AMD’s Zen looks more than promising

AMD has been lagging behind Intel for a decade now but in the past 1-2 years the situation of the second largest CPU manufacturer has become very serious – AMD has not had any new AM3+ processors in a long time, instead relying on its APUs to provide performance. Fortunately for AMD and its fans, the company is working on a new architecture called Zen that should appear by the end of the year.
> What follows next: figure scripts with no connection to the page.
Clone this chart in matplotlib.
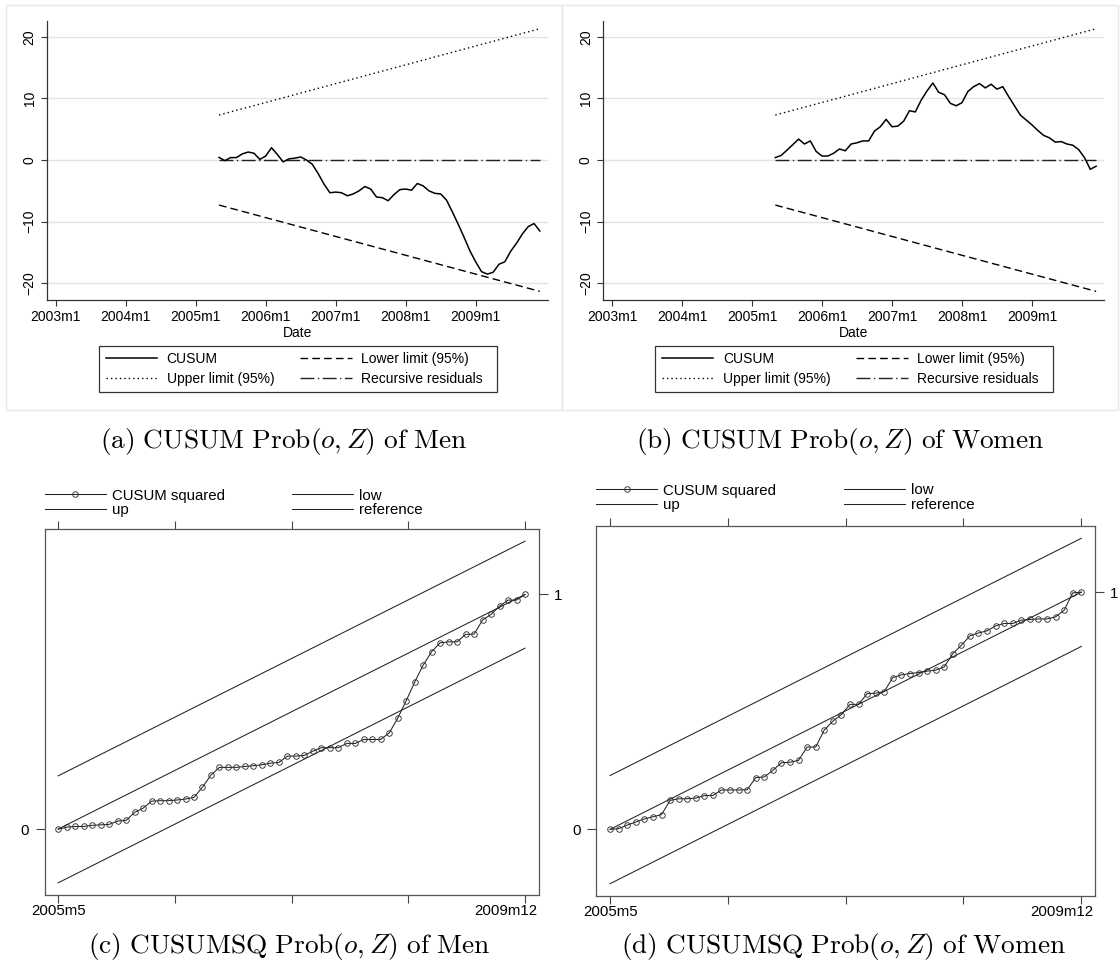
import numpy as np
import matplotlib.pyplot as plt
from matplotlib.patches import Rectangle
import matplotlib.transforms as mtransforms

plt.rcParams['font.family'] = ['Liberation Sans', 'DejaVu Sans']
plt.rcParams['mathtext.fontset'] = 'cm'

W, H = 1120, 974

# CUSUM plots run on a monthly axis, 0 = 2003m1
year_ticks = [0, 12, 24, 36, 48, 60, 72]
year_labels = ['2003m1', '2004m1', '2005m1', '2006m1', '2007m1', '2008m1', '2009m1']
start_month = 28   # 2005m5
end_month = 83     # 2009m12

cusum_men = [0.43, -0.1, 0.4, 0.4, 1.0, 1.3, 1.1, 0.1, 0.65, 2.0,
             0.9, -0.3, 0.2, 0.3, 0.5, 0.0, -0.7, -2.2, -3.9, -5.3,
             -5.2, -5.3, -5.8, -5.5, -5.0, -4.3, -4.7, -6.0, -6.1, -6.6,
             -5.6, -4.8, -4.7, -4.9, -3.8, -4.2, -5.0, -5.4, -5.5, -6.5,
             -8.4, -10.4, -12.5, -14.7, -16.5, -18.1, -18.5, -18.2, -16.9, -16.5,
             -14.8, -13.5, -12.0, -10.8, -10.3, -11.5]
cusum_women = [0.4, 0.75, 1.6, 2.5, 3.4, 2.6, 3.1, 1.4, 0.65, 0.65,
               1.1, 1.8, 1.5, 2.6, 2.8, 3.1, 3.1, 4.7, 5.4, 6.6,
               5.4, 5.5, 6.3, 8.0, 7.8, 9.7, 11.2, 12.5, 11.0, 10.6,
               9.2, 8.8, 9.3, 11.1, 11.9, 12.4, 11.7, 12.3, 11.5, 11.9,
               10.3, 8.8, 7.3, 6.5, 5.7, 4.8, 4.0, 3.6, 2.9, 3.0,
               2.6, 2.4, 1.7, 0.4, -1.5, -1.0]
upper_limit = [7.3, 21.3]
lower_limit = [-7.3, -21.3]
residual_line = [0, 0]

# CUSUM of squares, one point per month 2005m5 .. 2009m12
cusumsq_men = [0.0, 0.008, 0.011, 0.011, 0.016, 0.018, 0.02, 0.034, 0.037, 0.071,
               0.089, 0.119, 0.121, 0.121, 0.124, 0.128, 0.135, 0.179, 0.23, 0.263,
               0.263, 0.263, 0.267, 0.27, 0.274, 0.281, 0.284, 0.311, 0.311, 0.314,
               0.332, 0.347, 0.347, 0.347, 0.365, 0.365, 0.382, 0.382, 0.382, 0.41,
               0.472, 0.547, 0.626, 0.699, 0.756, 0.794, 0.798, 0.798, 0.83, 0.831,
               0.891, 0.915, 0.95, 0.976, 0.976, 1.0]
cusumsq_women = [0.0, 0.003, 0.018, 0.031, 0.044, 0.053, 0.062, 0.122, 0.129, 0.129,
                 0.132, 0.142, 0.143, 0.166, 0.166, 0.166, 0.167, 0.218, 0.221, 0.249,
                 0.281, 0.283, 0.291, 0.347, 0.347, 0.419, 0.456, 0.484, 0.527, 0.527,
                 0.572, 0.574, 0.581, 0.64, 0.651, 0.657, 0.661, 0.667, 0.671, 0.685,
                 0.741, 0.776, 0.816, 0.828, 0.837, 0.858, 0.868, 0.868, 0.882, 0.885,
                 0.887, 0.887, 0.896, 0.924, 0.997, 1.0]
sq_upper = [0.227, 1.227]
sq_lower = [-0.229, 0.771]
sq_reference = [0, 1]
sq_first, sq_last = '2005m5', '2009m12'

captions = [r'$\mathrm{(a)\ CUSUM\ Prob}(o, Z)\mathrm{\ of\ Men}$',
            r'$\mathrm{(b)\ CUSUM\ Prob}(o, Z)\mathrm{\ of\ Women}$',
            r'$\mathrm{(c)\ CUSUMSQ\ Prob}(o, Z)\mathrm{\ of\ Men}$',
            r'$\mathrm{(d)\ CUSUMSQ\ Prob}(o, Z)\mathrm{\ of\ Women}$']


def rect(x0, y0, x1, y1):
    return [x0 / W, 1 - y1 / H, (x1 - x0) / W, (y1 - y0) / H]


def fig_box(x0, y0, x1, y1, color, lw):
    fig.patches.append(Rectangle((x0 / W, 1 - y1 / H), (x1 - x0) / W, (y1 - y0) / H,
                                 transform=fig.transFigure, fill=False,
                                 edgecolor=color, linewidth=lw))


fig = plt.figure(figsize=(W / 100, H / 100), dpi=100)


def cusum_panel(dx, series):
    ax = fig.add_axes(rect(46.7 + dx, 20.7, 548 + dx, 300))
    months = np.arange(start_month, end_month + 1)
    ends = [start_month, end_month]
    h1, = ax.plot(months, series, color='black', lw=1.1, zorder=4)
    h2, = ax.plot(ends, upper_limit, color='black', lw=1.0, ls=(0, (1, 2.2)))
    h3, = ax.plot(ends, lower_limit, color='black', lw=1.0, ls=(0, (5.5, 3)))
    h4, = ax.plot(ends, residual_line, color='#222222', lw=1.0,
                  ls=(0, (10, 2.5, 1, 2.5)), zorder=3)
    ax.set_xlim(-1.54, 84.4)
    ax.set_ylim(-22.7, 22.6)
    ax.set_xticks(year_ticks)
    ax.set_xticklabels(year_labels)
    ax.set_yticks([-20, -10, 0, 10, 20])
    ax.grid(axis='y', color='#e4e4e4', lw=1.0)
    ax.set_axisbelow(True)
    for s in ['top', 'right']:
        ax.spines[s].set_visible(False)
    for s in ['left', 'bottom']:
        ax.spines[s].set_color('#333333')
        ax.spines[s].set_linewidth(0.9)
    ax.tick_params(direction='out', length=4.3, width=0.8, color='#333333',
                   labelsize=10, pad=3)
    ax.tick_params(axis='y', labelrotation=90)
    for lbl in ax.get_yticklabels():
        lbl.set_va('center')
    ax.set_xlabel('Date', fontsize=10, labelpad=1)

    # legend below the plot
    fig_box(99 + dx, 346, 497 + dx, 392, '#333333', 0.9)
    fig.legend([h1, h2, h3, h4],
               ['CUSUM', 'Upper limit (95%)', 'Lower limit (95%)', 'Recursive residuals'],
               loc='upper left', bbox_to_anchor=((105.7 + dx) / W, 1 - 352 / H),
               bbox_transform=fig.transFigure, ncol=2, frameon=False, fontsize=10,
               borderpad=0, borderaxespad=0, handlelength=3.7, handletextpad=0.68,
               columnspacing=1.87, labelspacing=0.45)
    # panel frame
    fig_box(6 + dx, 5, 562 + dx, 410, '#e8e8e8', 1.0)
    return ax


def cusumsq_panel(box, series, legend_top):
    x0, y0, x1, y1 = box
    ax = fig.add_axes(rect(x0, y0, x1, y1))
    idx = np.arange(len(series))
    ends = [0, len(series) - 1]
    h1, = ax.plot(idx, series, color='#222222', lw=0.75, marker='o', ms=4.0,
                  mfc='none', mec='#333333', mew=0.65)
    h2, = ax.plot(ends, sq_upper, color='#222222', lw=0.75)
    h3, = ax.plot(ends, sq_lower, color='#222222', lw=0.75)
    h4, = ax.plot(ends, sq_reference, color='#222222', lw=0.75)
    ax.set_xlim(-1.6, len(series) - 1 + 1.6)
    ax.set_ylim(-0.281, 1.279)
    ax.set_xticks(np.linspace(0, len(series) - 1, 5))
    ax.set_xticklabels([sq_first, '', '', '', sq_last])
    ax.set_yticks([0, 1])
    ax.set_yticklabels(['0', '1'])
    for s in ax.spines.values():
        s.set_color('#555555')
        s.set_linewidth(0.9)
    ax.tick_params(axis='x', top=True, bottom=True, direction='out', length=5.8,
                   width=0.8, color='#444444', labelsize=10.8, pad=1)
    ax.tick_params(axis='y', left=True, right=True, labelleft=True, labelright=True,
                   direction='out', length=6.5, width=0.8, color='#444444',
                   labelsize=10.8, pad=4.5)
    yt = ax.yaxis.get_major_ticks()
    yt[0].tick2line.set_visible(False)
    yt[0].label2.set_visible(False)
    yt[1].tick1line.set_visible(False)
    yt[1].label1.set_visible(False)
    last = ax.get_xticklabels()[-1]
    last.set_ha('right')
    last.set_transform(last.get_transform() +
                       mtransforms.ScaledTranslation(12.5 / 100, 0, fig.dpi_scale_trans))
    fig.legend([h1, h2, h3, h4], ['CUSUM squared', 'up', 'low', 'reference'],
               loc='upper left', bbox_to_anchor=(x0 / W, 1 - legend_top / H),
               bbox_transform=fig.transFigure, ncol=2, frameon=False, fontsize=10.8,
               borderpad=0, borderaxespad=0, handlelength=4.07, handletextpad=0.4,
               columnspacing=4.48, labelspacing=0.02, numpoints=1)
    return ax


cusumsq_panel((44.6, 529, 538.6, 895), cusumsq_men, 488.5)
cusumsq_panel((596.4, 526, 1095, 896), cusumsq_women, 483.5)
cusum_panel(0, cusum_men)
cusum_panel(556.3, cusum_women)

cap_pos = [(284, 441.7), (840, 441.7), (289, 947), (843, 947)]
for (cx, cy), text in zip(cap_pos, captions):
    fig.text(cx / W, 1 - cy / H, text, ha='center', va='center', fontsize=19.7)

fig.savefig('out.png', dpi=100, facecolor='white')
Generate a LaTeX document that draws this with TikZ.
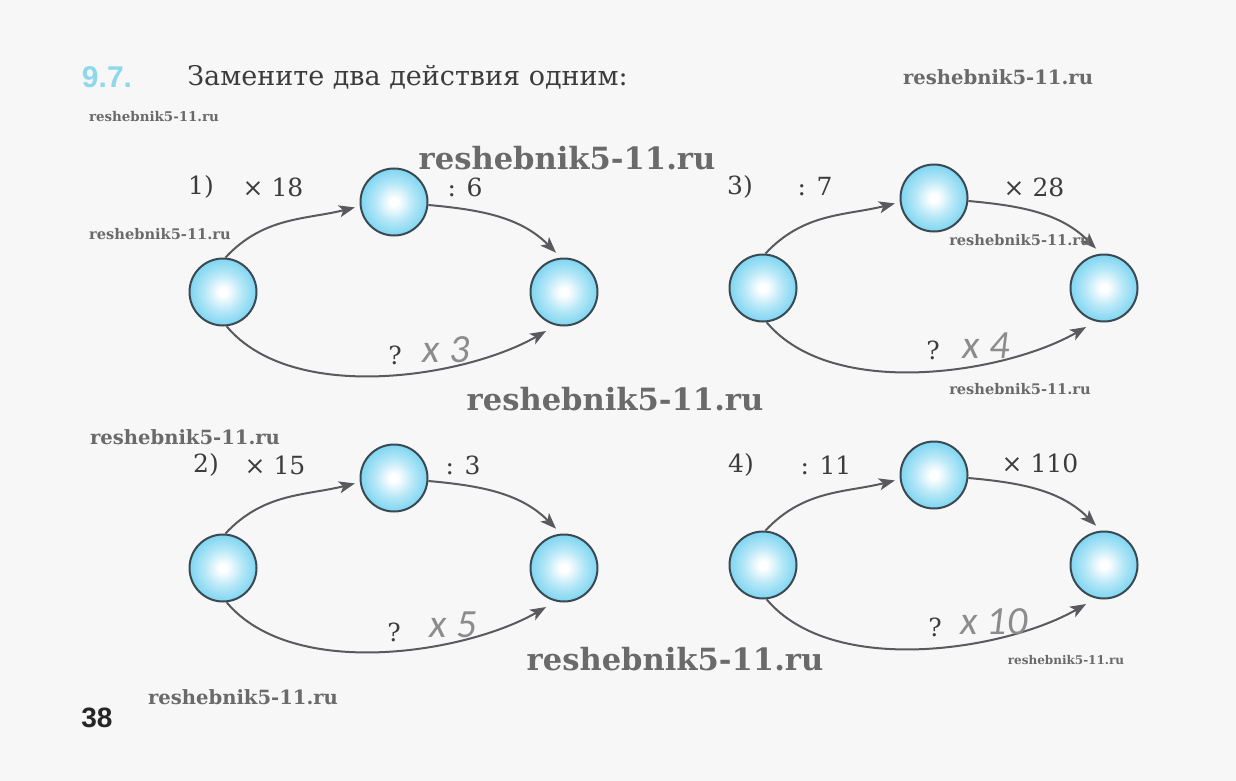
\documentclass[tikz,border=0pt]{standalone}
\usepackage{fontspec}
\setmainfont{DejaVu Serif}
\setsansfont{Liberation Sans}
\newfontfamily\handfont{Carlito}
\newfontfamily\markfont{DejaVu Serif}
\usetikzlibrary{arrows.meta}
\definecolor{Bc}{HTML}{5FCBEE}
\definecolor{Ec}{HTML}{3B4A52}
\definecolor{Ac}{HTML}{5A5A5E}
\definecolor{Tc}{HTML}{3C3C3C}
\definecolor{Hc}{HTML}{8C8C8C}
\definecolor{Wc}{HTML}{6A6A6A}
\definecolor{Nc}{HTML}{8ED8EE}
\definecolor{paper}{HTML}{F7F7F7}
\pgfdeclareradialshading{bead}{\pgfpoint{0bp}{0bp}}{color(0bp)=(white); color(3bp)=(white); color(14bp)=(Bc!45!white); color(28bp)=(Bc!90!white); color(42bp)=(Bc); color(50bp)=(Bc!88!black)}
\tikzset{
  ball/.style={circle, draw=Ec, line width=1pt, shading=bead, minimum size=33.5pt, inner sep=0pt},
  link/.style={-{Stealth[length=8pt,width=6pt,inset=2pt]}, draw=Ac, line width=1pt},
  op/.style={text=Tc, font=\fontsize{12.5}{14}\selectfont, inner sep=0pt},
  hand/.style={text=Hc, font=\handfont\itshape\fontsize{20}{22}\selectfont, inner sep=0pt},
  wm/.style={text=Wc, font=\markfont\bfseries\fontsize{#1}{#1}\selectfont, inner sep=0pt},
}
\newcommand{\chain}[3]{%
  \node[ball] (#1L) at (#2,-#3) {};
  \node[ball] (#1T) at (#2+171,-#3+90) {};
  \node[ball] (#1R) at (#2+341,-#3) {};
  \draw[link, shorten >=2.5pt] (#1L.86) to[out=47, in=194] (#1T.187);
  \draw[link, shorten >=3.5pt] (#1T.-5) to[out=-5, in=135] (#1R.95);
  \draw[link, shorten >=5.5pt, looseness=0.8] (#1L.-84) to[out=-50, in=210] (#1R.256);}

\begin{document}
\begin{tikzpicture}[x=0.5pt, y=0.5pt]
  \fill[paper] (0,0) rectangle (1236,-781);
  \useasboundingbox (0,0) rectangle (1236,-781);
  \node[text=Nc, font=\sffamily\bfseries\fontsize{15}{16}\selectfont, inner sep=0pt] (num) at (107,-77) {9.7.};
  \node[text=Tc, font=\fontsize{13.5}{16}\selectfont, inner sep=0pt, anchor=west] (task) at (187,-77) {Замените два действия одним:};
  \chain{p}{223}{292}
  \chain{q}{223}{568}
  \chain{r}{763}{288}
  \chain{s}{763}{565}
  \node[op] (n1) at (201,-187) {1)};
  \node[op] (a1) at (273,-187) {× 18};
  \node[op] (b1) at (465,-187) {: 6};
  \node[op] (k1) at (395,-355) {?};
  \node[hand] (h1) at (446,-350) {x 3};
  \node[op] (n2) at (206,-465) {2)};
  \node[op] (a2) at (275,-465) {× 15};
  \node[op] (b2) at (463,-465) {: 3};
  \node[op] (k2) at (394,-632) {?};
  \node[hand] (h2) at (453,-625) {x 5};
  \node[op] (n3) at (740,-187) {3)};
  \node[op] (a3) at (815,-187) {: 7};
  \node[op] (b3) at (1034,-187) {× 28};
  \node[op] (k3) at (933,-350) {?};
  \node[hand] (h3) at (986,-346) {x 4};
  \node[op] (n4) at (741,-465) {4)};
  \node[op] (a4) at (826,-465) {: 11};
  \node[op] (b4) at (1040,-463) {× 110};
  \node[op] (k4) at (935,-627) {?};
  \node[hand] (h4) at (994,-622) {x 10};
  \node[wm=9.8] (w1) at (998,-77) {reshebnik5-11.ru};
  \node[wm=6.7] (w2) at (154,-117) {reshebnik5-11.ru};
  \node[wm=15.3] (w3) at (567,-158) {reshebnik5-11.ru};
  \node[wm=7.3] (w4) at (160,-234) {reshebnik5-11.ru};
  \node[wm=7.3] (w5) at (1020,-240) {reshebnik5-11.ru};
  \node[wm=15.3] (w6) at (615,-399) {reshebnik5-11.ru};
  \node[wm=7.3] (w7) at (1020,-389) {reshebnik5-11.ru};
  \node[wm=9.8] (w8) at (185,-437) {reshebnik5-11.ru};
  \node[wm=15.3] (w9) at (675,-659) {reshebnik5-11.ru};
  \node[wm=6] (w10) at (1066,-660) {reshebnik5-11.ru};
  \node[wm=9.8] (w11) at (243,-697) {reshebnik5-11.ru};
  \node[text=black!85, font=\sffamily\bfseries\fontsize{14}{15}\selectfont, inner sep=0pt] (page) at (97,-718) {38};
\end{tikzpicture}
\end{document}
New pieces of news have surfaced up over the weekend and they claim, once again, that Zen will be a remarkably powerful processor. There isn’t that much detailed information since Zen is still in AMD’s labs, covered in secrecy, but according to the leaks the new chip will offer instruction-per-clock (IPC) performance equal to that of Intel’s fifth generation Core Broadwell processor, which came out in the fall of year 2015. This by itself is a huge step for AMD, since AMD’s own Vishera-based FX processors offer the performance level of entry-level and some mid-range 2nd generation Intel Sandy Bridge processors. As you probably know Zen will appear in two forms – in APUs called Summit Ridge and in processors with no integrated GPUs that will likely be called AMD FX once again. Apparently Summit Ridge is almost done – again according to these leaks the chip currently works at 3.0 GHz and uses an A0 stepping but before the release of the new APU, AMD will move to at least A1 or A2 stepping (maybe even B0), which will offer even higher working frequencies of nearly or even over 4 GHz. Supposedly AMD’s 8-core Zen processors will work at around 3.8 GHz, while chips with fewer cores will run at 4.0 GHz or even higher. Given the expected Broadwell IPC performance Summit Ridge, and hence Zen, has every chance to become one very fast processor.

It appears that fall 2016 will be one very hot season in the PC processor industry but this is what we need after years of weak competition on the CPU market.